Michelle Wilkerson is an Assistant Professor in the Graduate School of Education at the University of California, Berkeley. Her talk was titled "Putting Student Ideas to Work: Tools to Support Scientific Expression and Progress in K-12 Classrooms."
Abstract
In scientific practice, simulations and data visualizations serve as epistemic and communicative tools that guide inquiry. I study how such tools might serve a similar function in the science classroom. For example, the SiMSAM project explores how middle school students engage in model-based inquiry using an animation and simulation toolkit designed to highlight students' ideas. Similarly, the DataSketch project examines how enabling learners to build their own data-driven animations might serve to support exploration and modeling of the quantitative relationships that underlie systems. In this talk, I will provide an overview of my research agenda—focused on connecting theories concerned with learning by design, idea diversity, and community knowledge building—and a broad description of emerging results.
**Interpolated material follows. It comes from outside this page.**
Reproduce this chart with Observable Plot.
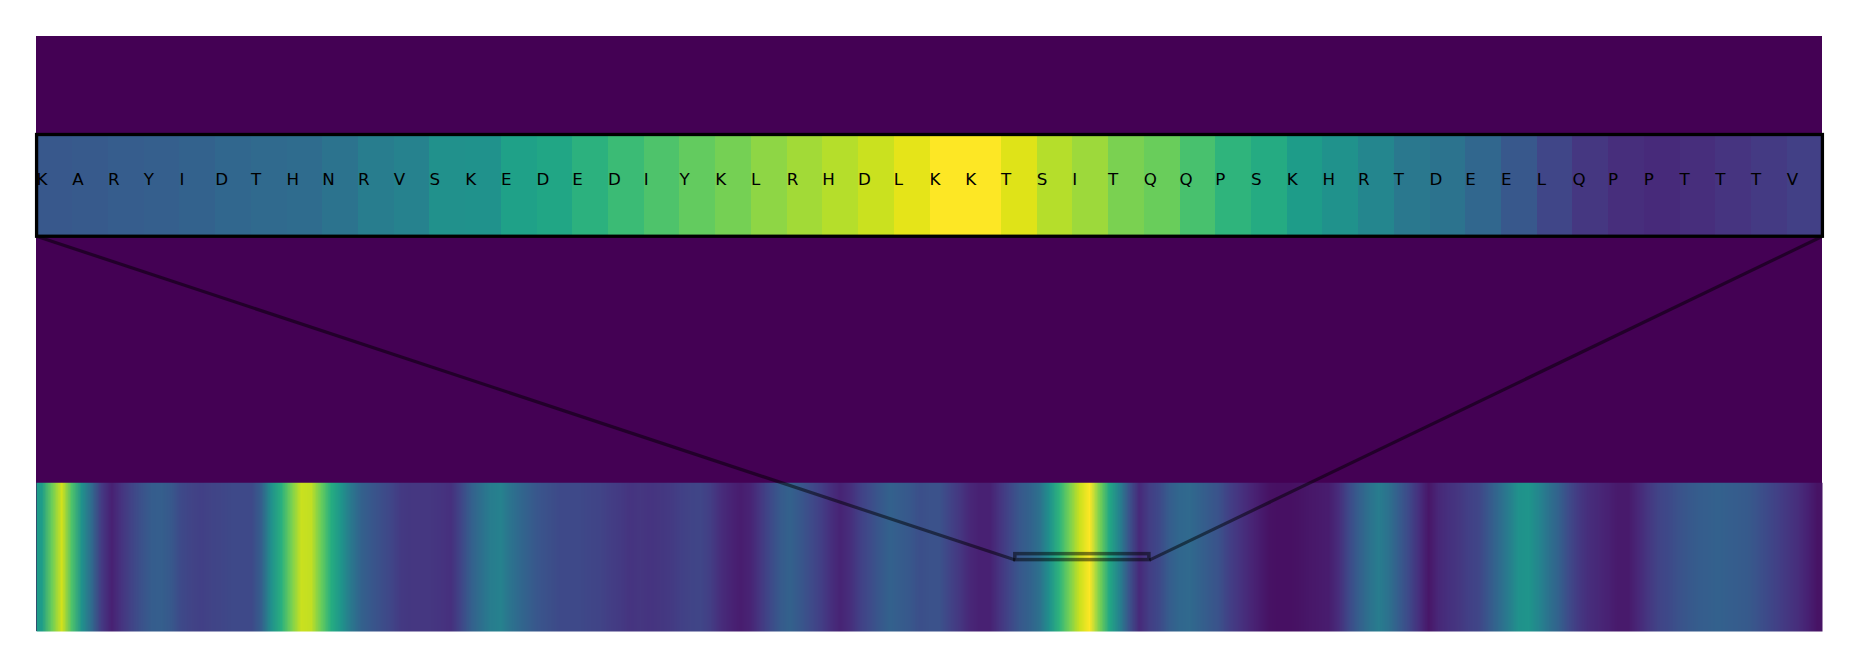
<!DOCTYPE html>
<html><head><meta charset="utf-8">
<script src="https://cdn.jsdelivr.net/npm/d3@7"></script>
<script src="https://cdn.jsdelivr.net/npm/@observablehq/plot@0.6"></script>
<style>
html,body{margin:0;padding:0;background:#fff;overflow:hidden;}
#chart{position:relative;width:1857px;height:667px;}
#chart svg{max-width:none;display:block;}
#inset{position:absolute;}
</style></head><body><div id="chart"><div id="inset"></div></div>
<script>
// ---- data ----
const seqLength = 666;            // residues in the full sequence
const windowStart = 365;          // first residue of the zoomed window
const windowEnd = 415;            // end of the zoomed window (50 residues)

const letters = "KARYIDTHNRVSKEDEDIYKLRHDLKKTSITQQPSKHRTDEELQPPTTTV".split("");

const insetValues = [
  0.27,0.28,0.29,0.30,0.31,0.33,0.34,0.35,0.38,0.42,
  0.44,0.50,0.51,0.57,0.59,0.64,0.68,0.72,0.76,0.79,
  0.83,0.86,0.89,0.92,0.96,1.00,1.00,0.95,0.89,0.855,
  0.80,0.77,0.71,0.65,0.61,0.55,0.51,0.46,0.40,0.38,
  0.33,0.27,0.21,0.16,0.13,0.12,0.13,0.15,0.17,0.19
];

// profile along the whole sequence, read at regular steps
const profile = [
  0.55,0.77,0.93,0.72,0.51,0.34,0.17,0.09,0.15,0.20,
  0.25,0.29,0.30,0.27,0.22,0.20,0.19,0.20,0.21,0.22,
  0.22,0.22,0.30,0.50,0.63,0.79,0.92,0.91,0.77,0.62,
  0.52,0.40,0.31,0.27,0.24,0.21,0.17,0.16,0.16,0.16,
  0.15,0.14,0.21,0.30,0.36,0.42,0.44,0.38,0.33,0.29,
  0.26,0.24,0.22,0.22,0.22,0.21,0.20,0.18,0.17,0.15,
  0.16,0.15,0.16,0.17,0.19,0.20,0.21,0.18,0.13,0.10,
  0.08,0.10,0.16,0.22,0.28,0.31,0.27,0.23,0.19,0.14,
  0.10,0.13,0.19,0.23,0.27,0.31,0.29,0.27,0.24,0.25,
  0.25,0.20,0.16,0.11,0.09,0.09,0.15,0.21,0.27,0.31,
  0.37,0.51,0.65,0.79,0.92,1.00,0.80,0.60,0.44,0.25,
  0.12,0.18,0.22,0.29,0.33,0.34,0.31,0.28,0.25,0.19,
  0.15,0.11,0.08,0.05,0.04,0.04,0.05,0.06,0.07,0.08,
  0.13,0.22,0.30,0.37,0.42,0.37,0.29,0.22,0.14,0.06,
  0.11,0.14,0.16,0.19,0.21,0.27,0.34,0.42,0.51,0.52,
  0.46,0.38,0.31,0.23,0.17,0.13,0.11,0.09,0.07,0.07,
  0.11,0.16,0.20,0.22,0.25,0.27,0.29,0.30,0.31,0.30,
  0.29,0.28,0.25,0.22,0.19,0.16,0.13,0.09,0.05
];

// ---- layout (main axes units: strip = 1 row, image = 4 rows) ----
const stripRows = 1, totalRows = 4;
const insetBottom = 2.657, insetTop = 3.341;
const boxHalf = 0.02;

const backgroundCell = [{x1: 0, x2: seqLength, y1: 0, y2: totalRows, v: 0}];
const zoomWindow = [{x1: windowStart, x2: windowEnd, y1: stripRows/2 - boxHalf, y2: stripRows/2 + boxHalf}];
const connectors = [
  {x1: 0, y1: insetBottom, x2: windowStart, y2: stripRows/2 - boxHalf},
  {x1: seqLength, y1: insetBottom, x2: windowEnd, y2: stripRows/2 - boxHalf}
];

const colorScale = {type: "linear", scheme: "viridis", domain: [0, 1]};

const mainPlot = Plot.plot({
  width: 1857, height: 667,
  marginLeft: 36, marginRight: 35, marginTop: 36, marginBottom: 36,
  x: {domain: [0, seqLength], axis: null},
  y: {domain: [0, totalRows], axis: null},
  color: colorScale,
  style: {background: "white", overflow: "visible"},
  marks: [
    Plot.rect(backgroundCell, {x1: "x1", x2: "x2", y1: "y1", y2: "y2", fill: "v"}),
    Plot.raster(profile, {width: profile.length, height: 1, x1: 0, x2: seqLength, y1: 0, y2: stripRows,
      fill: d => d, imageRendering: "auto"}),
    Plot.rect(zoomWindow, {x1: "x1", x2: "x2", y1: "y1", y2: "y2", fill: "none",
      stroke: "black", strokeOpacity: 0.5, strokeWidth: 3.5}),
    Plot.link(connectors, {x1: "x1", y1: "y1", x2: "x2", y2: "y2",
      stroke: "black", strokeOpacity: 0.5, strokeWidth: 3.2})
  ]
});
const chartDiv = document.getElementById("chart");
chartDiv.insertBefore(mainPlot, chartDiv.firstChild);

// ---- inset ----
const sx = mainPlot.scale("x"), sy = mainPlot.scale("y");
const insetLeftPx = sx.apply(0), insetRightPx = sx.apply(seqLength);
const insetTopPx = sy.apply(insetTop), insetBottomPx = sy.apply(insetBottom);
const pad = 4;
const insetPlot = Plot.plot({
  width: (insetRightPx - insetLeftPx) + 2*pad, height: (insetBottomPx - insetTopPx) + 2*pad,
  margin: pad,
  x: {domain: [0, letters.length], axis: null},
  y: {domain: [0, 1], axis: null},
  color: colorScale,
  style: {background: "transparent", overflow: "visible"},
  marks: [
    Plot.raster(insetValues, {width: insetValues.length, height: 1, x1: 0, x2: letters.length, y1: 0, y2: 1,
      fill: d => d, imageRendering: "pixelated"}),
    Plot.text(letters, {x: (d, i) => i, y: () => 0.5, text: d => d, textAnchor: "start", lineAnchor: "bottom",
      fontSize: 16.7, fontFamily: "DejaVu Sans", fill: "black"}),
    Plot.frame({stroke: "black", strokeWidth: 3.3})
  ]
});
const insetDiv = document.getElementById("inset");
insetDiv.style.left = (insetLeftPx - pad) + "px";
insetDiv.style.top = (insetTopPx - pad) + "px";
insetDiv.appendChild(insetPlot);
</script></body></html>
I will then illustrate these ideas through a more detailed analysis of a two-week classroom enactment of SiMSAM, where fifth grade students constructed and revised models of evaporation and condensation. I will focus on two groups who developed models drawing from different experiences: everyday activities like cooking, and school lessons about the water cycle. These groups' simulations foregrounded complementary elements and mechanisms, which the class then integrated to create a consensus model with more explanatory power. This analysis reveals specific ways simulation served to guide the structuring, elaboration, coordination, and eventual synthesis of diverse ideas throughout the modeling process.